** begin INFORMATION SUPPLIED **

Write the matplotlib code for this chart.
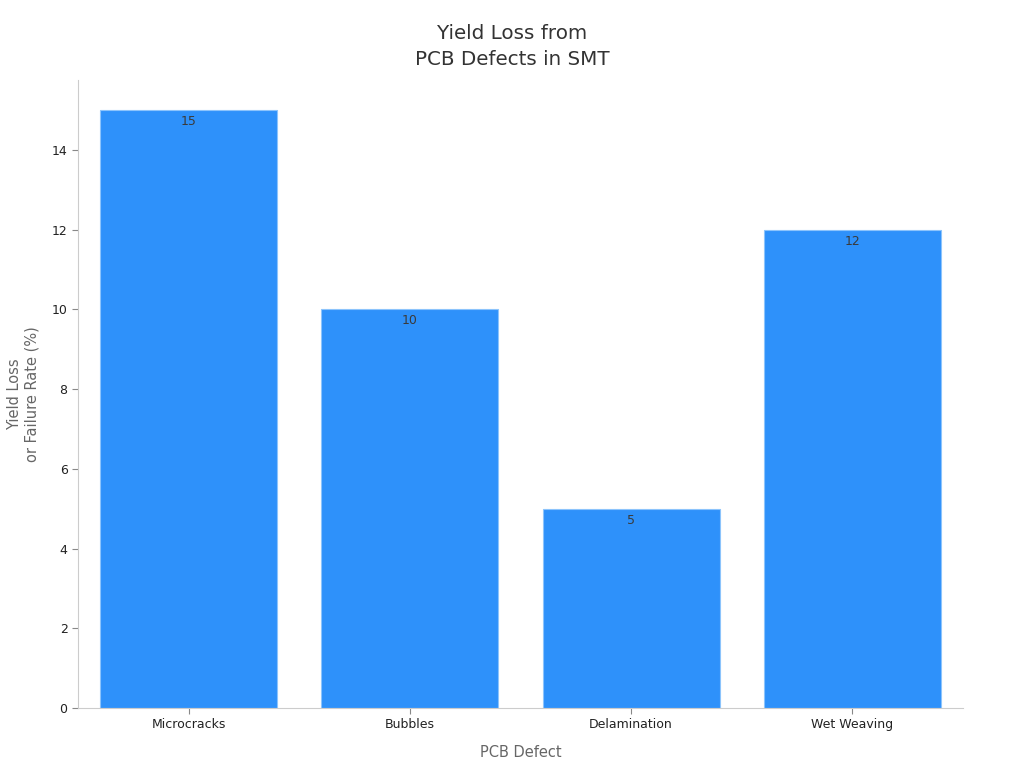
import matplotlib
matplotlib.use("Agg")
import matplotlib.pyplot as plt

categories = ["Microcracks", "Bubbles", "Delamination", "Wet Weaving"]
values = [15, 10, 5, 12]

title = "Yield Loss from\nPCB Defects in SMT"
xlabel = "PCB Defect"
ylabel = "Yield Loss\nor Failure Rate (%)"

plt.rcParams['font.family'] = ['DejaVu Sans']

fig = plt.figure(figsize=(10.24, 7.68), dpi=100)
ax = fig.add_axes([78/1024, 60/768, (963-78)/1024, (708-80)/768])

x = list(range(len(categories)))
bars = ax.bar(x, values, width=0.8, color="#2E91FA", edgecolor="#8CC4FC", linewidth=0.8)
ax.bar_label(bars, labels=[str(v) for v in values], padding=-13, fontsize=9, color="#3a3a3a")

ax.set_xlim(-0.5, len(categories) - 0.5)
ax.set_ylim(0, max(values) * 1.05)
ax.set_xticks(x)
ax.set_xticklabels(categories, fontsize=9, color="#222222")
ax.set_yticks([0, 2, 4, 6, 8, 10, 12, 14])
ax.tick_params(axis='y', labelsize=9, colors="#222222", length=4, color="#888888")
ax.tick_params(axis='x', length=4, color="#888888")

for s in ["top", "right"]:
    ax.spines[s].set_visible(False)
for s in ["left", "bottom"]:
    ax.spines[s].set_color("#CCCCCC")
    ax.spines[s].set_linewidth(0.8)

ax.set_xlabel(xlabel, fontsize=10.5, color="#666666", labelpad=10)
ax.set_ylabel(ylabel, fontsize=10.5, color="#666666", labelpad=9)
fig.suptitle(title, fontsize=14.3, color="#333333", y=0.969, linespacing=1.45)

fig.savefig("out.png", dpi=100)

** end INFORMATION SUPPLIED **

STATED PROBLEM:
Copy all lines from the data that hold the word "matplotlib".

COMPLETE ANSWER:
Write the matplotlib code for this chart.
import matplotlib
matplotlib.use("Agg")
import matplotlib.pyplot as plt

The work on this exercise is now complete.